I’d like to discuss Mitt Romney’s “47%” comments from a contextual standpoint. Not focusing on the number 47 and its derivation, but instead focusing on what question he was answering.
I went to the progressive Mother Jones website to find the full transcript of the full video. Then I went to the portion of the transcript that has been aired extensively regarding the 47% comments. I was mostly interested in seeing what the dang question was…which hasn’t been included in most of the media coverage I’ve seen. Here’s the full question and answer up to the point where the recording reportedly stopped momentarily:
[Audience member:] For the last three years, all everybody’s been told is, “Don’t worry, we’ll take care of you.” How are you going to do it, in two months before the elections, to convince everybody you’ve got to take care of yourself?
[Romney:] There are 47 percent of the people who will vote for the president no matter what. All right, there are 47 percent who are with him, who are dependent upon government, who believe that they are victims, who believe that government has a responsibility to care for them, who believe that they are entitled to health care, to food, to housing, to you name it. That that’s an entitlement. And the government should give it to them. And they will vote for this president no matter what. And I mean, the president starts off with 48, 49, 48—he starts off with a huge number. These are people who pay no income tax. Forty-seven percent of Americans pay no income tax. So our message of low taxes doesn’t connect. And he’ll be out there talking about tax cuts for the rich. I mean that’s what they sell every four years. And so my job is not to worry about those people—I’ll never convince them that they should take personal responsibility and care for their lives. What I have to do is convince the 5 to 10 percent in the center that are independents that are thoughtful, that look at voting one way or the other depending upon in some cases emotion, whether they like the guy or not, what it looks like. I mean, when you ask those people…we do all these polls—I find it amazing—we poll all these people, see where you stand on the polls, but 45 percent of the people will go with a Republican, and 48 or 4…
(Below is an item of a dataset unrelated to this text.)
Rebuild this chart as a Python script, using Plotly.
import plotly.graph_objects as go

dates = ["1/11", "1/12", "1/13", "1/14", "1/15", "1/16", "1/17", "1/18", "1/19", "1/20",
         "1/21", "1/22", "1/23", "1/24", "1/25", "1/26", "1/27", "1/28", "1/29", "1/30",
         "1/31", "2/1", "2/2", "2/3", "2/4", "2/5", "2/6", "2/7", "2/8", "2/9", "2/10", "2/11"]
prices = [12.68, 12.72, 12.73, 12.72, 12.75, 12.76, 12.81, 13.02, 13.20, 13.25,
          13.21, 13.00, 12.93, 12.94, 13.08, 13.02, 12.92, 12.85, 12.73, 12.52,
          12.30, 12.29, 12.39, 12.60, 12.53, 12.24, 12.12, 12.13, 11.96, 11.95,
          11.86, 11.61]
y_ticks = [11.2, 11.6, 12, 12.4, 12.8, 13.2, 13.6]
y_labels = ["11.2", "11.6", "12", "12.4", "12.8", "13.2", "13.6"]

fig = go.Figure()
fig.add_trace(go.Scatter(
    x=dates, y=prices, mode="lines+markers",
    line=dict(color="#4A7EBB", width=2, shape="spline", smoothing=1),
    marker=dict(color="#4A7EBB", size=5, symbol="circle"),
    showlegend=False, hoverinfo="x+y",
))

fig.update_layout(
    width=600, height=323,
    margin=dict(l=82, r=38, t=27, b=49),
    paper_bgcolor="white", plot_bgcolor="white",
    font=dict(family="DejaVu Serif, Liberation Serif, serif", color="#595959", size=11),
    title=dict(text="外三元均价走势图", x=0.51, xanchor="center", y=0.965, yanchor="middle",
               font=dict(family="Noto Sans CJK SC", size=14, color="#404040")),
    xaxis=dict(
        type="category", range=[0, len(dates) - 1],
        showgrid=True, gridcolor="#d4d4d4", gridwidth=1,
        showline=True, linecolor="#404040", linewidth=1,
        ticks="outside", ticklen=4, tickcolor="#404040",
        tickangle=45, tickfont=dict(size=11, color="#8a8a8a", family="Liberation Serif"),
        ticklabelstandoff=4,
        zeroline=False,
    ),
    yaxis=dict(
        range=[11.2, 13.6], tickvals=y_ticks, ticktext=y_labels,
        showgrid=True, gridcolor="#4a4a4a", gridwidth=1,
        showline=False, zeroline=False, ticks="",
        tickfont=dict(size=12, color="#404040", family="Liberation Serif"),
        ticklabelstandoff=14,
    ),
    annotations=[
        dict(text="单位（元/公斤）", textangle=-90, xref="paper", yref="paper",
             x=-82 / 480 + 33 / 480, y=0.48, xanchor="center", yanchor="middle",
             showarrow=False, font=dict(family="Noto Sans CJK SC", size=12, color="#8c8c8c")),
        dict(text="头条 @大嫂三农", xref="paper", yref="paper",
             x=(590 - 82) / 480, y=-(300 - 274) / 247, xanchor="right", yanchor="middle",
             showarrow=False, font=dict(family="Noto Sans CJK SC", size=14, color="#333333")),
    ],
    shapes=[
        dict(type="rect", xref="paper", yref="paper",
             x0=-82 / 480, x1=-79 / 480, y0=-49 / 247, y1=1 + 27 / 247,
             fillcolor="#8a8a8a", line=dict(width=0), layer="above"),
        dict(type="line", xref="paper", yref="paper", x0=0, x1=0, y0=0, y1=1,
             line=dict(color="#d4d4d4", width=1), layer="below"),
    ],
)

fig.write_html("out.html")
Let’s go to the sentence that seems to have everyone the most ticked off: “And so my job is not to worry about those people….“ I believe all the people who are upset have taken this sentence to mean he wouldn’t care about 47% of Americans if he became President. Here’s my response: He wasn’t talking about what he’d do as President, and he didn’t mean he’s not worried about the plight of those 47%.
Go back to the question please. He was asked what he’s got to do in the two months before the election to convince people, the ones dependent to a significant degree upon big government, to vote for him. The question and his answer had nothing to do with what he’d do or who he’d worry about AFTER he’s elected, as the liberal spin doctors want everyone to believe. In that video, he was asked and he’s answering about who he should “worry” about “convincing” during the critical phase of the campaign.
Let’s be real for a moment: ANY competent politician (or business leader) understands his/her demographics, and chooses which segments of voters or consumers to focus limited resources and time on. For example, do you think President Obama is spending a single dime or minute worrying about how Evangelical Christians or National Rifle Association members will vote? Of course not, and if I were in his shoes I wouldn’t either.
Since competent politicians understand their favorable and non-favorable demographics, I wouldn’t be surprised at all if Barack Obama was someday videotaped saying something dismissive about Evangelical Christians and NRA members during a campaign…something that reveals he thinks it would be a waste of his time to try to convince them to vote for him.
As a matter of fact, he did actually say something like that. It was the April 2008 “…it’s not surprising then they get bitter, they cling to guns or religion…” comment:
The liberal media and the far-left Mother Jones didn’t hyperventilate over Mr. Obama’s candid comments back in the 2008 campaign. But they’re sure hyperventilating over Romney’s comments, aren’t they?
I acknowledge it was a political stumble. It was verbal clumsiness from Romney. Yesterday he admitted he was totally wrong. But I do not believe it was an “attack” on the 47%.
It was campaign strategy realism, candidly expressed.